We carefully consider departmental adjacencies for each project both horizontally as well as vertically. While this can often seem simplistic and routine, the fact is that departmental adjacencies vary largely, due to factors such as building regulations, bed mix and type of setup (based on specialities addressed).
Room Data Sheets that incorporate a whole range of information including service requirements, finish materials and environmental factors such as lighting and temperature control are very useful to ensure that the design addresses critical issues of each area of the hospital. We prepare these sheets with careful study. These sheets help to fine tune the design at both micro and macro level, while customising several factors to suit end user flexibility & facility management in a later day.
What do you suggest hospitals should do to reduce their carbon footprint?
It is the responsibility of healthcare providers as well as healthcare architects and designers to ensure that not only the patients who are undergoing treatment within a healthcare facility are provided with a safe and healthy environment, but also the world in general needs to be ensured of a better future.

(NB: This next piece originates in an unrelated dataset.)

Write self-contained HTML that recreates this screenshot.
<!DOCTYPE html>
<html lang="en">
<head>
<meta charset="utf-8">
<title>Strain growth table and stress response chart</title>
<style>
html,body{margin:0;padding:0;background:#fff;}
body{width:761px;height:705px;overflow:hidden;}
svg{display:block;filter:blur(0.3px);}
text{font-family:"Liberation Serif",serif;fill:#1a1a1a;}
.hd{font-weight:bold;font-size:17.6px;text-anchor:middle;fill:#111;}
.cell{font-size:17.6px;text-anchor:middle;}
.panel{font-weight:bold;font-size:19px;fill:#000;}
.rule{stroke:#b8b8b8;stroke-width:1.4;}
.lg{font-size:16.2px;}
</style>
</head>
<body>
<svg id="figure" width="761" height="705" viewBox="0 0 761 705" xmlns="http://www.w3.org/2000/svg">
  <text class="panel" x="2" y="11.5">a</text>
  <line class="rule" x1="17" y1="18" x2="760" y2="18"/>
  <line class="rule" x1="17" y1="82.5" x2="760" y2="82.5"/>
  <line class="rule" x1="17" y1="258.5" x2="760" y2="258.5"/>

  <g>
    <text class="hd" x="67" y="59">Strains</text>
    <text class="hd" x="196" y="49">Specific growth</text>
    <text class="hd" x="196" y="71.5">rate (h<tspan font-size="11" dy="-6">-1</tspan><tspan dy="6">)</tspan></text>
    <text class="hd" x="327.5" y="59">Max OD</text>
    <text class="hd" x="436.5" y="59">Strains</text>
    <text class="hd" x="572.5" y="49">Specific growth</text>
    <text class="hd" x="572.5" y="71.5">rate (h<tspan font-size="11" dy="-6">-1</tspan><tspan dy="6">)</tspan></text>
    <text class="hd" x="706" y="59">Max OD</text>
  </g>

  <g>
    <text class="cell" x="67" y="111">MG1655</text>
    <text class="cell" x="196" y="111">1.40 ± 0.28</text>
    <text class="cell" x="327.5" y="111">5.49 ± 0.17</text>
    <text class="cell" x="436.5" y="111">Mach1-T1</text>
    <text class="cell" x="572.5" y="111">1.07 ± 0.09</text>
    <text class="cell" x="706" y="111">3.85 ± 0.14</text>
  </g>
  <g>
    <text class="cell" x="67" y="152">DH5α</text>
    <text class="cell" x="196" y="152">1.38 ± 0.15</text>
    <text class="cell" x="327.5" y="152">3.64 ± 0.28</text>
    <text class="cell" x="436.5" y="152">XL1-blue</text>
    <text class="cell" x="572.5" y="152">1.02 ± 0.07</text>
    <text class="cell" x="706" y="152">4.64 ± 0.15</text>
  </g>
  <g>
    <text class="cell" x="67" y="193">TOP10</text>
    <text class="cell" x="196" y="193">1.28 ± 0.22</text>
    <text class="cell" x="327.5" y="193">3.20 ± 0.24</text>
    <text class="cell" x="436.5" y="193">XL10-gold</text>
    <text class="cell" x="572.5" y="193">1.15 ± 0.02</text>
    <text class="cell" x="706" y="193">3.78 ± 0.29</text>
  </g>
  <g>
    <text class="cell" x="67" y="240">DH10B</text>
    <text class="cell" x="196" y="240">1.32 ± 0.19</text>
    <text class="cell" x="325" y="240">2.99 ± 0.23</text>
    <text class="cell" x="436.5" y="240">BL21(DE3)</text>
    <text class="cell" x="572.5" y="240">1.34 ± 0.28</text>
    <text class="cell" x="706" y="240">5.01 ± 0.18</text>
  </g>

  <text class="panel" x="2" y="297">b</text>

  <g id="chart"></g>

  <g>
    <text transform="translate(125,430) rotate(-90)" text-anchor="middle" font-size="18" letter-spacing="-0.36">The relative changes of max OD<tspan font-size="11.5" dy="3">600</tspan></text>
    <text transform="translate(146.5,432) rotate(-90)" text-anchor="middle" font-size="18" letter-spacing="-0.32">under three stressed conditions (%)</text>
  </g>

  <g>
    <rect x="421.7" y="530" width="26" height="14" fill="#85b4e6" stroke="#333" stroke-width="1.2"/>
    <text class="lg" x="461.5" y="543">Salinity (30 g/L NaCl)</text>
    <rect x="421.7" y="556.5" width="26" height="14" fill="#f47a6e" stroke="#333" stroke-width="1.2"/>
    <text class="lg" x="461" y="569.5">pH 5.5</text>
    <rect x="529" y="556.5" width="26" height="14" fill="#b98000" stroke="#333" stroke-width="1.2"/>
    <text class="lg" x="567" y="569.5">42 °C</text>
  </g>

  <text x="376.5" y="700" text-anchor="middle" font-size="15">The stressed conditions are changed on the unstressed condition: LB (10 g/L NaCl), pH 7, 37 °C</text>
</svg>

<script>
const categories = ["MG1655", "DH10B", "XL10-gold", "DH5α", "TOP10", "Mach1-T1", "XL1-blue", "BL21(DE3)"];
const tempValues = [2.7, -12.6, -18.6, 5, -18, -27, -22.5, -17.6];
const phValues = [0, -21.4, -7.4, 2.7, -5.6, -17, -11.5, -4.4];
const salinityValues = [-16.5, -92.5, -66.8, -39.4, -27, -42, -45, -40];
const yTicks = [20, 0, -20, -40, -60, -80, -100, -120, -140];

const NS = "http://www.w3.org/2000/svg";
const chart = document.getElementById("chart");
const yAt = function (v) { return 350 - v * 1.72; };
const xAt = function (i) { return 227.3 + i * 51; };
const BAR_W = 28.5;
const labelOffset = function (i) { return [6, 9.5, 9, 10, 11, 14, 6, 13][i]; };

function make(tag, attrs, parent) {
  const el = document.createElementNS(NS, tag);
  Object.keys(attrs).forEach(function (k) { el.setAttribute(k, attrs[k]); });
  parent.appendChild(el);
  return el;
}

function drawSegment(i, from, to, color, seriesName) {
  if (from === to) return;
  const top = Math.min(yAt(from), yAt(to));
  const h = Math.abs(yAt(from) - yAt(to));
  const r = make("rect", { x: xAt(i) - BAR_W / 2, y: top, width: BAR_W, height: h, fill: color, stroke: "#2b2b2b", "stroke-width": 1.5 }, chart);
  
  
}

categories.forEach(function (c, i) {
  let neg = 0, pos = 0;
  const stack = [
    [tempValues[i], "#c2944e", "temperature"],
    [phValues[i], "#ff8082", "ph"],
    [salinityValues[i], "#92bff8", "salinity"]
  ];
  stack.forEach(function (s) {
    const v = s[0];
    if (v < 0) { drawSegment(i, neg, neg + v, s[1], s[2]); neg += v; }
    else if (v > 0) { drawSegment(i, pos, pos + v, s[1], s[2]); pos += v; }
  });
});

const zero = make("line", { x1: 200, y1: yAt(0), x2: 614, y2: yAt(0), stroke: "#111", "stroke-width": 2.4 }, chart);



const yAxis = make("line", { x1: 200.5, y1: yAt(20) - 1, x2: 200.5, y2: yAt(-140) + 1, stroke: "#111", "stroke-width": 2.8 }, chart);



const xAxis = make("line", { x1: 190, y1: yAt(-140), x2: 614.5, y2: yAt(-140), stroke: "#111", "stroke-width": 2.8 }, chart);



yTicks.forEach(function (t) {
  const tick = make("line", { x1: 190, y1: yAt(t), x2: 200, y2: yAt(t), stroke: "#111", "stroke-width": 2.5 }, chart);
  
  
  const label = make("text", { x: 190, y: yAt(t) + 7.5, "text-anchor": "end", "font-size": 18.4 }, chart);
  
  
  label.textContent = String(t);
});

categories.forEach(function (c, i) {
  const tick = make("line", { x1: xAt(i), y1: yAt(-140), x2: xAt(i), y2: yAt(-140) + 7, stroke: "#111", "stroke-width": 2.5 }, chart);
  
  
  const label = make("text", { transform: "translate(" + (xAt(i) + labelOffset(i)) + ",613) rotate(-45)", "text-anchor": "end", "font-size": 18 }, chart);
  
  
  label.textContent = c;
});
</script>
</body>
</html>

Keeping this in view, hospitals should adopt the best practices and technologies that minimises their carbon footprint.
Cooling and heating loads of a hospital are enormous compared to buildings in most other sectors. This is due to the need of airtight sterile environments within most departments of the hospital which negates the possibility of natural ventilation. In order to keep cooling loads down, shading devices, specialised glass designed for high reflectivity and minimal heat gain, the use of green refrigerants as well as high reflectivity or low absorptive exterior finishes can be adopted to keep out heat.
Besides, healthcare facilities should also provide efficient water usage systems that are both clean to use and rely heavily on recycled water intended for non-human usage such as irrigation, cooling tower make-up, flushing and so on. Technology is constantly evolving, and water- less and water-efficient sanitary fixtures are the order of the day. The recharging of ground water is another vital feature that is important both in term of short-term and long-term benefits to the facility, as well as to society as a whole.
RSMS follows a biophilic design model which means that the company focuses on the interconnections between nature on the one side and the user triad of patientcaregiver- attendant.
The harnessing of solar energy for heat as well as power is an important ecological consideration. While we are harnessing solar energy as an important source of water heating in all our projects, we are constantly incorporating newer technologies to use solar energy for lighting and power generation as well. This proves vastly economical for the user in the long run, due to large savings on running costs, and additional incentives and encouragement provided by governments.
What kind of technology do you use while designing of healthcare building?
At RSMS Architects, we use Building Information Modelling or BIM as a vital tool in understanding and solving design problems as well as understanding how our buildings will work, even before they are built.
The body of a hospital, much like the human anatomy is made of a maze of service lines, the majority of which like the human body are below the surface, unseen by the naked eye. HVAC ducts, piping and conduiting for various services such as water supply, fire fighting, electricity and medical gas all need to be designed into a tight fit in order to provide ease of construction as well as ease of maintenance. Like parts of a jigsaw puzzle, our design methodology uses BIM to work this myriad array of services into ceiling spaces, service shafts and service cores.